Attorney William Kirk, president of Washington Gun Law, says the holidays bring more than parties and decorations.
They also bring a wave of DUI patrols.
In his recent video, Kirk warns that in Washington state, a drunk driving case can do more than cost you fines, a license suspension, or a night in jail.
It can quietly cost you your Second Amendment rights, even if you never get convicted of a felony.
Kirk frames it bluntly.
Yes, DUI is dangerous on its own.
But in Washington, he says, the way the legislature has written the law means a “routine” impaired-driving case can end with you legally disarmed for years without anyone in the system ever clearly warning you.
And the timing couldn’t be worse, he adds, because “’tis the season” when people drink more and police are actively hunting for impaired drivers.
How Washington Quietly Turned DUIs Into A Gun-Rights Landmine
Kirk explains that this problem sits at the intersection of two state laws.

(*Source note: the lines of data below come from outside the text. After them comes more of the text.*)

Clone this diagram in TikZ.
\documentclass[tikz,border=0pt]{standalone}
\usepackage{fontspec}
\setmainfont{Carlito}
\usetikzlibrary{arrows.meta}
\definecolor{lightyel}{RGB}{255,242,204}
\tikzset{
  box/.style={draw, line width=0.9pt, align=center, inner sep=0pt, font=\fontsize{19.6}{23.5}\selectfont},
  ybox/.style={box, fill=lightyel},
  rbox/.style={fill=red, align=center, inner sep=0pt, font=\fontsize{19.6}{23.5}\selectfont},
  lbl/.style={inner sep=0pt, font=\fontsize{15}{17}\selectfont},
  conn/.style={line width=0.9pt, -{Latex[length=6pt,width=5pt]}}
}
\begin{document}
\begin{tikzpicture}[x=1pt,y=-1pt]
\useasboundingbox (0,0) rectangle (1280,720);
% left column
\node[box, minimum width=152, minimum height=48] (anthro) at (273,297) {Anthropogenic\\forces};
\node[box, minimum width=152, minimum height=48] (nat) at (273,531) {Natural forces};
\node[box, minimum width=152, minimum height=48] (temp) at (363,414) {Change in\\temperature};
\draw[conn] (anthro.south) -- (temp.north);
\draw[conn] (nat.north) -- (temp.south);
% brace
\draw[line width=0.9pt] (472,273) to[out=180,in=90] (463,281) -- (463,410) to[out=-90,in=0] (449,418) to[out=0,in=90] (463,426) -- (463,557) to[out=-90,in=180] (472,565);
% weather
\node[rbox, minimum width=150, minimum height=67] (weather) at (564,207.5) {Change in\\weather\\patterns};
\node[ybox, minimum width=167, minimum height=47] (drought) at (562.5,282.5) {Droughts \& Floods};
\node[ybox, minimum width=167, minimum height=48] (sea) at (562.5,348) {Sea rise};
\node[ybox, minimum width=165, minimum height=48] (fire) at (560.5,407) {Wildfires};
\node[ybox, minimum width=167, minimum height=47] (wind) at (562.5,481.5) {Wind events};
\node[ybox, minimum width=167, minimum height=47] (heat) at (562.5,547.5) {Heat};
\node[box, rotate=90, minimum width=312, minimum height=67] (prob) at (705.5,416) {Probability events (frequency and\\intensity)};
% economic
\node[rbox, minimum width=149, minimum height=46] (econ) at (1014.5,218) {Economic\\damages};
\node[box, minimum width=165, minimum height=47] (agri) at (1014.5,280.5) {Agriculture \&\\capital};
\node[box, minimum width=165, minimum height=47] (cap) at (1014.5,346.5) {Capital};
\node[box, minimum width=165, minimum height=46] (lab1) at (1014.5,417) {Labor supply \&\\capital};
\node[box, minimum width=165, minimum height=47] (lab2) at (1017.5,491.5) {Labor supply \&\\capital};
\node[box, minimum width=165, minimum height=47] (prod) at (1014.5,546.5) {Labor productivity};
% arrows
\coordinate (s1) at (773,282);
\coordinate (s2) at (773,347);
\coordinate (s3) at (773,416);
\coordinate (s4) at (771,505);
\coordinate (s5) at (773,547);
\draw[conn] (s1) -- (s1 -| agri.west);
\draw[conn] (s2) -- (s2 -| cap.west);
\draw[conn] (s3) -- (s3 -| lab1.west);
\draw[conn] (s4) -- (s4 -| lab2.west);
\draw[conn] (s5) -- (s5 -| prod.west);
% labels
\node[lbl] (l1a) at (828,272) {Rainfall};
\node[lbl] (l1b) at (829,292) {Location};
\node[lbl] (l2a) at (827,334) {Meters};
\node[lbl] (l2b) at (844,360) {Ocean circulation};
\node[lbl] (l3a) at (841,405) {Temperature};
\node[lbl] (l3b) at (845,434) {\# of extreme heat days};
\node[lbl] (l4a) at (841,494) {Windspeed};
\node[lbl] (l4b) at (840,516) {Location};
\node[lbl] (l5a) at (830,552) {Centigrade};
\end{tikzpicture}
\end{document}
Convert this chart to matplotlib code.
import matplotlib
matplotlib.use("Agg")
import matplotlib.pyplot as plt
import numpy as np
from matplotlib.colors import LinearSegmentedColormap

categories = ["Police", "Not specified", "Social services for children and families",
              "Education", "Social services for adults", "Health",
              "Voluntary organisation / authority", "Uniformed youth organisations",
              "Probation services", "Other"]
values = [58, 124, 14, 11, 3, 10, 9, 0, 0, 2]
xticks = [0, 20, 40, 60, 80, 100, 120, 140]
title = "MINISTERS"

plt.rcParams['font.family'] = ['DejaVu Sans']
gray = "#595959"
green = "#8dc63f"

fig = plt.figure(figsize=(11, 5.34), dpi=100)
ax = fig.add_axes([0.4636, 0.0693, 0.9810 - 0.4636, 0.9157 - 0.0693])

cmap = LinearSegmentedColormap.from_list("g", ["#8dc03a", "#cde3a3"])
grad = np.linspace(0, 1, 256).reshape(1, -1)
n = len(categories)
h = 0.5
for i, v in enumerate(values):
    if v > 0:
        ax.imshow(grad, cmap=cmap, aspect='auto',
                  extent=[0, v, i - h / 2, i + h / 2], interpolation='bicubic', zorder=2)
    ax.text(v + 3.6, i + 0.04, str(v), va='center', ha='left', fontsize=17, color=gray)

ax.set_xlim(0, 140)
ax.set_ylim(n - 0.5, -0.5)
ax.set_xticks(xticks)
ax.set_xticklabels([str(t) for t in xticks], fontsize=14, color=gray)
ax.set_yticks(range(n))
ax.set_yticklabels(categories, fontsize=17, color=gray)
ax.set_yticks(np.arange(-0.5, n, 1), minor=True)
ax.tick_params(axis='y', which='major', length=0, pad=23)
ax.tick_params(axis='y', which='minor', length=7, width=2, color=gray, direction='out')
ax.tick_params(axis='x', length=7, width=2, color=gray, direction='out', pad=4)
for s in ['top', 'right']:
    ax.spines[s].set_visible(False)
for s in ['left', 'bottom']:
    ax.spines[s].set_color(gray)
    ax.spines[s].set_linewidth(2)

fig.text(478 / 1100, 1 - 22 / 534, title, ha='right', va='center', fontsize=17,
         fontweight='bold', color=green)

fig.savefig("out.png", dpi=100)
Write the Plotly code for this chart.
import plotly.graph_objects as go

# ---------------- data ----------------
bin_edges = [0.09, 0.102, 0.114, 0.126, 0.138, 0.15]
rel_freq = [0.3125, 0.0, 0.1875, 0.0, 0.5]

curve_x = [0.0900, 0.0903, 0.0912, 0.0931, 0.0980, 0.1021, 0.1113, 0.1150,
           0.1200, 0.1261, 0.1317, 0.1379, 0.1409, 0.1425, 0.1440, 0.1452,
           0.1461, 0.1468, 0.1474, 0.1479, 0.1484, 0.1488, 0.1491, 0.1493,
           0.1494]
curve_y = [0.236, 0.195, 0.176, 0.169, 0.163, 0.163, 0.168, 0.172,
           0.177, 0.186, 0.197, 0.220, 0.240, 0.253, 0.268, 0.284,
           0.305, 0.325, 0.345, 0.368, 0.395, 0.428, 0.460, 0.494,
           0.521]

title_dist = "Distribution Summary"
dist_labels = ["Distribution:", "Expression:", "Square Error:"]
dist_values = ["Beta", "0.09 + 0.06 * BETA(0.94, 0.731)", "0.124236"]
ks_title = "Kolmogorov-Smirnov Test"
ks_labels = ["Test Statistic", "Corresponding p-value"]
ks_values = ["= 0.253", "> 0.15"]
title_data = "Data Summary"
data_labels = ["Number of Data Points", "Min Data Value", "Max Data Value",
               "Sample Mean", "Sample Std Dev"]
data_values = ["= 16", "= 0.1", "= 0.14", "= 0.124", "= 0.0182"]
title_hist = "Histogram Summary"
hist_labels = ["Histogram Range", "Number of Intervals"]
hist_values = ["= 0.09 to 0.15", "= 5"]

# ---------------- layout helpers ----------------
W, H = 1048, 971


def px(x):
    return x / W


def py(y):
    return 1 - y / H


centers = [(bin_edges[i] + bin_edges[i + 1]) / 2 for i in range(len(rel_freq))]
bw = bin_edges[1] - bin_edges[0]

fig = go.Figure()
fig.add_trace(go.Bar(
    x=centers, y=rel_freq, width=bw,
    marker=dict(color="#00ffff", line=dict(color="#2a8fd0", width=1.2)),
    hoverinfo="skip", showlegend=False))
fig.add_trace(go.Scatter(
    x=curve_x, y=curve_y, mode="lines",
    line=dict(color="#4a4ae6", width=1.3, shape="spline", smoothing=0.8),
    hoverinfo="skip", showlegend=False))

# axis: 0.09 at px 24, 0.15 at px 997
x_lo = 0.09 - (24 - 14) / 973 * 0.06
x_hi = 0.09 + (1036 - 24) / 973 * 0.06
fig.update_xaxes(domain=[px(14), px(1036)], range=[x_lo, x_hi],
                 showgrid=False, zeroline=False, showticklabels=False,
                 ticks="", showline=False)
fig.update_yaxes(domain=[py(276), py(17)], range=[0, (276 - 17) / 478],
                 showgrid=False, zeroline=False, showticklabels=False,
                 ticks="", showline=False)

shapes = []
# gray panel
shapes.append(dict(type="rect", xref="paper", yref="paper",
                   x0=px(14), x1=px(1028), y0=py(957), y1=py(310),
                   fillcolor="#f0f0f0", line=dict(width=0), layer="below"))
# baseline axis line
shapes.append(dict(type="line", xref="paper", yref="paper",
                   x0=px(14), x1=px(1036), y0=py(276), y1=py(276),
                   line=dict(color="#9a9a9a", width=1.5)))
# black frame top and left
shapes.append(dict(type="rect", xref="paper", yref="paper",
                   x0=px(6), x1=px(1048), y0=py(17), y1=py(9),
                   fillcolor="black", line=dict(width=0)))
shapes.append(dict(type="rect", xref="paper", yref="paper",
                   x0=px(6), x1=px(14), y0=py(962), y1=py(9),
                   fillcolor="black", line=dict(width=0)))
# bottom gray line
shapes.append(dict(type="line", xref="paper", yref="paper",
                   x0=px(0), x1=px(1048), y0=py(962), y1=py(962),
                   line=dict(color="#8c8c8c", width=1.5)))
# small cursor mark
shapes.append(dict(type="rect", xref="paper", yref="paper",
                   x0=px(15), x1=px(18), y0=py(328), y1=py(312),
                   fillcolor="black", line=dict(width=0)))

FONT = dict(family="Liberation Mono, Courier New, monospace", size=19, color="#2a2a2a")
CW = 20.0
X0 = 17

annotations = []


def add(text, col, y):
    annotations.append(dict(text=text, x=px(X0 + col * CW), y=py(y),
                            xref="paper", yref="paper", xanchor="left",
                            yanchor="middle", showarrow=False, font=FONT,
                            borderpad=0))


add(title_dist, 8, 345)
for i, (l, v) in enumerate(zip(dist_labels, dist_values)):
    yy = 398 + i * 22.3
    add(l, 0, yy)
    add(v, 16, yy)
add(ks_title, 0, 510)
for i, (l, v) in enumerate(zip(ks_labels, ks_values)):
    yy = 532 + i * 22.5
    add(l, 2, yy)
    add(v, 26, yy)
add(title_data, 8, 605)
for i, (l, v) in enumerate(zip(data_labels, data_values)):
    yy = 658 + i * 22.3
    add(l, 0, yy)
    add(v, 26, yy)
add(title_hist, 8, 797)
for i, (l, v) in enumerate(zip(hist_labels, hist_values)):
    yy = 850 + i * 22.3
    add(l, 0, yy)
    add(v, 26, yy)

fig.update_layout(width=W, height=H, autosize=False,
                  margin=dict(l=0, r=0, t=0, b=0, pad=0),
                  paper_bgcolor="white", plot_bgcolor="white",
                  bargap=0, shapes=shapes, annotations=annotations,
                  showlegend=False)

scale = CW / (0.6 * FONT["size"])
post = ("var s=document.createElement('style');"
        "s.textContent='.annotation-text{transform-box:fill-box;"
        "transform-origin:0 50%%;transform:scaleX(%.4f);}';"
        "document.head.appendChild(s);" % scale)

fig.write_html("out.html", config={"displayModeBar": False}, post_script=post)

The first is RCW 9.41.040, which defines who is disqualified from possessing a firearm and for how long.
The second is RCW 46.61.5055, which lists the penalties for DUI and related offenses.

According to Kirk, a 2023 bill – House Bill 1562 – quietly expanded RCW 9.41.040 so that it doesn’t just disarm felons.
It now sweeps in a long list of misdemeanors and gross misdemeanors, including certain DUI-related “prior offenses.”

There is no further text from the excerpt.